Morris, a Stanford University sophomore, became the first collegiate player in nearly two decades to make a national-team appearance last November against Ireland. But the Mercer Island native’s decision to turn down a pro contract from his hometown Sounders appeared to most outsiders to put his USMNT status in jeopardy, given Klinsmann’s public instance that his players test themselves at the highest level possible.

Yet there Morris was, standing for the dueling national anthems in front of a rowdy, partisan Mexican crowd in San Antonio, Texas. A few hours later, Morris would take his chance, firing a redirected pass inside the right post for his first-ever international goal.

“That was one of the moments that’s you dream about,” Morris said by phone Thursday from Palo Alto, where he had to return for a Friday political science class. “That’s when it really sank in for me, that I was really going to play in this game.”

Morris’ first couple touches were uneasy, but the more he could show off his speed in the open field, the more he settled into the game.

His moment came four minutes after halftime, though Morris admits he’s hazy on the details. Though he’d had nearly a full day to reflect, the last thing he remembers clearly is the redirected pass falling directly into his path on the edge of the Mexican penalty box.

“It fell to me and it all happened so fast,” Morris said. “… From that point, I kind of lost control. I don’t really remember a lot of specifics but I remember when everybody was surrounding me, I thought, ‘Did that really just happen?’”

By the time Morris’ flying, fist-pumping celebration reached the sideline and the waiting arms of DeAndre Yedlin, another former Sounders Academy player, the Great American Hope hype machine was already churning into gear. Morris won’t turn 21 until October, still so young that he reportedly couldn’t be considered for the Budweiser Man of the Match Award because he’s still underage.

But just in case Morris needed reminding just how fleeting these shining national-team moments can be, especially for young American strikers, he needed look only to the U.S.’ second goal scorer of the night.

In the World Cup cycle since Juan Agudelo was christened a previous edition of the Great American Hope, he’s cycled through three MLS teams and two European ones before landing back in MLS with New England this winter.

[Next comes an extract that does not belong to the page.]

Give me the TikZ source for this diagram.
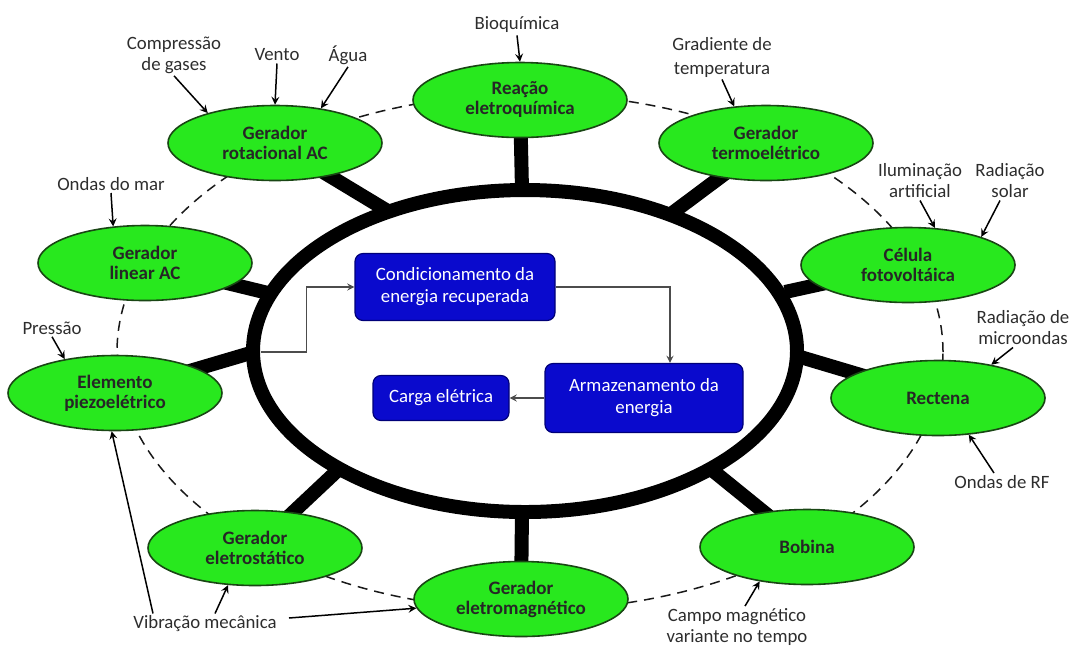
\documentclass[tikz,border=0pt]{standalone}
\usepackage{fontspec}
\setmainfont{Carlito}
\usepackage{tikz}
\usetikzlibrary{shapes,arrows,positioning,calc,backgrounds}

\definecolor{leafgreen}{RGB}{40,232,30}
\definecolor{leafedge}{RGB}{25,70,20}
\definecolor{boxblue}{RGB}{10,10,205}
\definecolor{boxedge}{RGB}{0,0,120}
\definecolor{notegray}{RGB}{45,45,45}

\begin{document}
\begin{tikzpicture}[x=0.5pt, y=-0.5pt,
    harvester/.style={ellipse, draw=leafedge, line width=0.8pt, fill=leafgreen, minimum width=107pt, minimum height=37.5pt, inner sep=1pt, align=center, font=\fontsize{9.5}{10}\selectfont\bfseries, text=black!85},
    block/.style={rectangle, rounded corners=4pt, draw=boxedge, line width=0.6pt, fill=boxblue, align=center, text=white, font=\fontsize{9.4}{11}\selectfont, inner sep=0pt},
    note/.style={align=center, text=notegray, font=\fontsize{9.4}{10.5}\selectfont, inner sep=1pt},
    arrow/.style={->, >=stealth, line width=0.75pt},
    flow/.style={->, >=stealth, line width=0.6pt, draw=black!70},
    stem/.style={line width=7pt},
    dashline/.style={dash pattern=on 5pt off 3.5pt, line width=0.75pt, draw=black!90}
]
    \useasboundingbox (0,0) rectangle (1075,650);

    % Harvesting elements
    \node[harvester] (rea) at (520,100) {Reação\\eletroquímica};
    \node[harvester] (rot) at (275,143) {Gerador\\rotacional AC};
    \node[harvester] (termo) at (766,143) {Gerador\\termoelétrico};
    \node[harvester] (lin) at (145,263) {Gerador\\linear AC};
    \node[harvester] (cel) at (908,265) {Célula\\fotovoltáica};
    \node[harvester] (piezo) at (115,393) {Elemento\\piezoelétrico};
    \node[harvester] (rect) at (938,398) {Rectena};
    \node[harvester] (estat) at (255,548) {Gerador\\eletrostático};
    \node[harvester] (bob) at (807,547) {Bobina};
    \node[harvester] (emag) at (521,599) {Gerador\\eletromagnético};

    % Inner blocks
    \node[block, minimum width=100pt, minimum height=33.5pt] (cond) at (455,287) {Condicionamento da\\energia recuperada};
    \node[block, minimum width=99pt, minimum height=34.5pt] (arm) at (644,398) {Armazenamento da\\energia};
    \node[block, minimum width=68pt, minimum height=22.5pt] (carga) at (441,398) {Carga elétrica};

    % Energy sources
    \node[note] (comp) at (174,55) {Compressão\\de gases};
    \node[note] (vento) at (277,55) {Vento};
    \node[note] (agua) at (348,55) {Água};
    \node[note] (mar) at (111,184) {Ondas do mar};
    \node[note] (bio) at (517,25) {Bioquímica};
    \node[note, font=\fontsize{9.4}{12}\selectfont] (grad) at (722,57) {Gradiente de\\temperatura};
    \node[note] (ilum) at (920,181) {Iluminação\\artificial};
    \node[note] (solar) at (1010,181) {Radiação\\solar};
    \node[note] (micro) at (1023,328) {Radiação de\\microondas};
    \node[note] (rf) at (1002,482) {Ondas de RF};
    \node[note] (campo) at (737,627) {Campo magnético\\variante no tempo};
    \node[note] (press) at (52,328) {Pressão};
    \node[note] (vib) at (205,624) {Vibração mecânica};

    % Ring points
    \coordinate (r-rea) at (522,190);
    \coordinate (r-emag) at (522,512);
    \coordinate (r-rot) at (386,210);
    \coordinate (r-termo) at (671,214);
    \coordinate (r-lin) at (268,293);
    \coordinate (r-cel) at (785,292);
    \coordinate (r-piezo) at (254,352);
    \coordinate (r-rect) at (797,356);
    \coordinate (r-estat) at (338,470);
    \coordinate (r-bob) at (712,470);

    \begin{scope}[on background layer]
        \draw[dashline] (530,352) ellipse [x radius=206.5pt, y radius=129pt];
        \draw[line width=7pt] (525,351) ellipse [x radius=136pt, y radius=80.5pt];
        \foreach \n in {rea,emag,rot,termo,lin,cel,piezo,rect,estat,bob}
            \draw[stem] (\n.center) -- (r-\n);
    \end{scope}

    % Source arrows
    \draw[arrow] (comp.south) -- (rot.156);
    \draw[arrow] (vento.south) -- (rot.north);
    \draw[arrow] (agua.south) -- (rot.37);
    \draw[arrow] (mar.south) -- (lin.131);
    \draw[arrow] (bio.south) -- (rea.north);
    \draw[arrow] (grad.south) -- (termo.131);
    \draw[arrow] (ilum.south) -- (cel.54);
    \draw[arrow] ([xshift=-5pt]solar.south) -- (cel.21);
    \draw[arrow] ([xshift=-5pt]micro.south) -- (rect.32);
    \draw[arrow] ([xshift=-4pt]rf.north) -- (rect.310);
    \draw[arrow] ([xshift=4pt]campo.north) -- (bob.216);
    \draw[arrow] (press.south) -- (piezo.146);
    \draw[arrow] ([xshift=-26pt]vib.north) -- (piezo.265);
    \draw[arrow] ([xshift=5pt]vib.north) -- (estat.234);
    \draw[arrow] ([xshift=5pt,yshift=3pt]vib.east) -- (emag.185);

    % Power path
    \draw[flow, shorten <=3.5pt] (r-piezo) -| ([xshift=-24pt]cond.west) -- (cond.west);
    \draw[flow] (cond.east) -| ([xshift=13pt]arm.north);
    \draw[flow] (arm.west) -- (carga.east);
\end{tikzpicture}
\end{document}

Agudelo was six days shy of his 18th birthday when he scored in his debut against South Africa in 2010. He’s 22 now, but his game-clinching goal Wednesday was just his third for the U.S. team.

Sounders coach Sigi Schmid said Thursday that he watched Wednesday’s game on delay, having not made it home in time to watch the kickoff in real time.

“I avoided the phone,” Schmid said, “which was hard to do, because my wife was texting and calling, ‘Why aren’t you answering the phone?’ I told her: ‘Don’t tell me about the game. I know I’m not up to where you’re at, I know something happened.’ ”

So while the rest of the national audience watched Morris wheel away in celebration, Schmid was still stuck in first half, watching his former academy kid run out his nerves.

“(Klinsmann) gave Jordan a tremendous opportunity,” Schmid said. “He threw Jordan into the pool. I always say, sometimes you throw them in there and see if they can swim or not.”

After the final whistle blew confirming the U.S. win and Schmid let down his guard, a text message from a friend finally made its way through his defenses.

The message was simple, and its gist summed up the Seattle soccer community’s night: “He swam.”